98      In that respect, for the reasons set out in paragraphs 60 to 62 of this judgment, the decision at issue must be annulled for infringement of essential procedural requirements.

 Costs

99      Under Article 184(2) of the Rules of Procedure of the Court of Justice, where the appeal is well founded and the Court itself gives final judgment in the case, the Court is to make a decision as to the costs.
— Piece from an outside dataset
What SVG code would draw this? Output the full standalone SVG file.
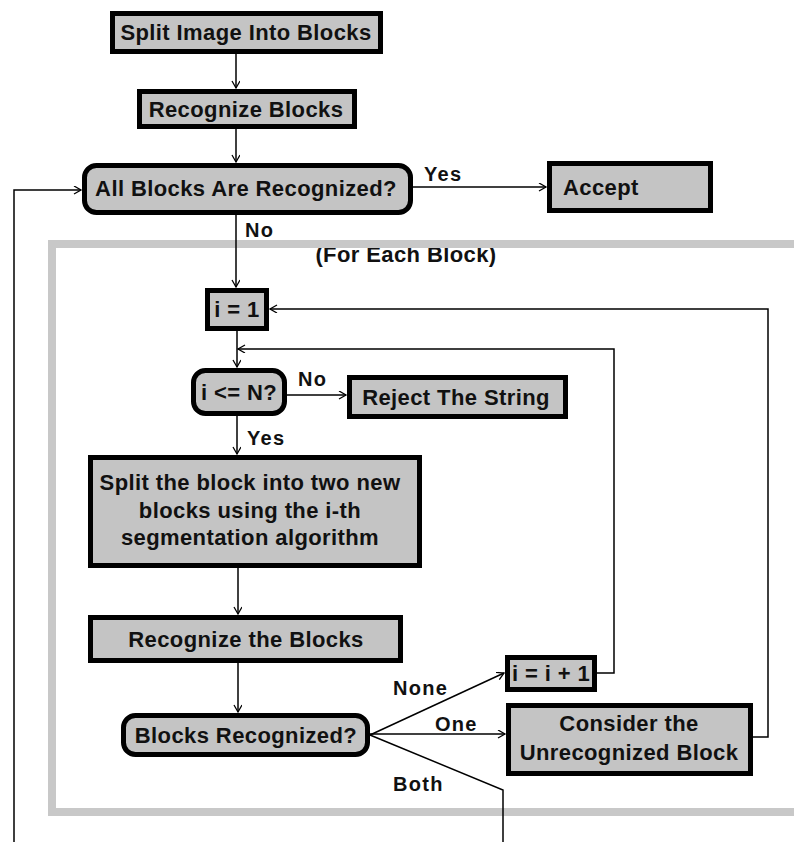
<svg xmlns="http://www.w3.org/2000/svg" width="794" height="842" viewBox="0 0 794 842">
<defs>
<style>
.box{fill:#c4c4c4;stroke:#000;stroke-width:5}
.t{font-family:"Liberation Sans",Arial,sans-serif;font-weight:bold;font-size:22px;letter-spacing:0.4px;fill:#111;text-anchor:middle}
.lbl{font-family:"Liberation Sans",Arial,sans-serif;font-weight:bold;font-size:20px;letter-spacing:1.3px;fill:#111}
.c{fill:none;stroke:#000;stroke-width:1.5}
.band{fill:none;stroke:#c8c8c8;stroke-width:8}
</style>
<marker id="ah" markerWidth="10" markerHeight="10" refX="8" refY="4" orient="auto" markerUnits="userSpaceOnUse">
<path d="M1,0 L8,4 L1,8" fill="none" stroke="#000" stroke-width="1.3"/>
</marker>
</defs>
<rect width="794" height="842" fill="#fff"/>

<text class="t" x="406" y="262">(For Each Block)</text>
<path class="band" d="M800,244 H52 V812 H800"/>

<g id="connectors">
<path class="c" d="M236,54 V88" marker-end="url(#ah)"/>
<path class="c" d="M236,129 V162" marker-end="url(#ah)"/>
<path class="c" d="M236,215 V287" marker-end="url(#ah)"/>
<path class="c" d="M413,187 H546" marker-end="url(#ah)"/>
<path class="c" d="M237,331 V367" marker-end="url(#ah)"/>
<path class="c" d="M287,395 H346" marker-end="url(#ah)"/>
<path class="c" d="M237,416 V454" marker-end="url(#ah)"/>
<path class="c" d="M238,568 V614" marker-end="url(#ah)"/>
<path class="c" d="M238,663 V712" marker-end="url(#ah)"/>
<path class="c" d="M370,735 L504,673" marker-end="url(#ah)"/>
<path class="c" d="M370,734 H505" marker-end="url(#ah)"/>
<path class="c" d="M370,735 L503,790 V842"/>
<path class="c" d="M597,673 H614 V349 H238" marker-end="url(#ah)"/>
<path class="c" d="M753,737 H768 V309 H270" marker-end="url(#ah)"/>
<path class="c" d="M14,842 V190 H81" marker-end="url(#ah)"/>
<text class="lbl" x="245" y="237">No</text>
<text class="lbl" x="424" y="181">Yes</text>
<text class="lbl" x="298" y="386">No</text>
<text class="lbl" x="247" y="445">Yes</text>
<text class="lbl" x="393" y="695">None</text>
<text class="lbl" x="435" y="731">One</text>
<text class="lbl" x="393" y="791">Both</text>
</g>

<g id="n1"><rect class="box" x="112.5" y="13.5" width="268" height="38"/><text class="t" x="246" y="40">Split Image Into Blocks</text></g>
<g id="n2"><rect class="box" x="139.5" y="91.5" width="215" height="35"/><text class="t" x="246" y="117">Recognize Blocks</text></g>
<g id="n3"><rect class="box" x="84.5" y="165.5" width="326" height="47" rx="12"/><text class="t" x="246" y="196">All Blocks Are Recognized?</text></g>
<g id="n4"><rect class="box" x="549.5" y="163.5" width="161" height="47"/><text class="t" x="563" y="195" style="text-anchor:start">Accept</text></g>
<g id="n5"><rect class="box" x="207.5" y="290.5" width="59" height="38"/><text class="t" x="237" y="317">i = 1</text></g>
<g id="n6"><rect class="box" x="193.5" y="370.5" width="91" height="43" rx="12"/><text class="t" x="239" y="400">i &lt;= N?</text></g>
<g id="n7"><rect class="box" x="349.5" y="377.5" width="216" height="39"/><text class="t" x="456" y="405">Reject The String</text></g>
<g id="n8"><rect class="box" x="90.5" y="457.5" width="329" height="108"/>
<text class="t" x="250" y="490">Split the block into two new</text>
<text class="t" x="250" y="518">blocks using the i-th</text>
<text class="t" x="250" y="545">segmentation algorithm</text></g>
<g id="n9"><rect class="box" x="90.5" y="617.5" width="310" height="43"/><text class="t" x="246" y="647">Recognize the Blocks</text></g>
<g id="n10"><rect class="box" x="123.5" y="715.5" width="244" height="39" rx="12"/><text class="t" x="246" y="743">Blocks Recognized?</text></g>
<g id="n11"><rect class="box" x="507.5" y="657.5" width="87" height="32"/><text class="t" x="551" y="681">i = i + 1</text></g>
<g id="n12"><rect class="box" x="508.5" y="705.5" width="242" height="68"/>
<text class="t" x="629" y="731">Consider the</text>
<text class="t" x="629" y="760">Unrecognized Block</text></g>
</svg>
Under Article 138(1) of those rules, applicable to appeal proceedings by virtue of Article 184(1) thereof, the unsuccessful party is to be ordered to pay the costs if they have been applied for in the successful party’s pleadings.

100    Since the appellants’ appeal has been upheld and the decision at issue annulled, the Commission must be ordered to pay, in addition to its own costs, the costs incurred by the appellants in the present appeal and at first instance, in accordance with the form of order sought by the appellants.

101    In accordance with Article 140(3) of the Rules of Procedure of the Court, SES Astra, as an intervener before the General Court and before the Court of Justice, must bear its own costs.

On those grounds, the Court (Fourth Chamber) hereby:

1.      Sets aside the judgment of the General Court of the European Union of 26 November 2015, Comunidad Autónoma de Galicia and Retegal v Commission (T463/13 and T464/13, not published, EU:T:2015:901);

2.      Annuls Commission Decision 2014/489/EU of 19 June 2013 on State aid SA.28599 (C 23/2010) (ex NN 36/2010, ex CP 163/2009) implemented by the Kingdom of Spain for the deployment of digital terrestrial television in remote and less urbanised areas (outside Castilla-La Mancha);

3.      Orders the European Commission to bear the costs incurred by the Comunidad Autónoma de Galicia (Autonomous Community of Galicia, Spain) and Redes de Telecomunicación Galegas Retegal SA (Retegal) in the present appeal and at first instance;

4.      Orders SES Astra SA to bears its own costs.

[Signatures]


*      Language of the case: Spanish.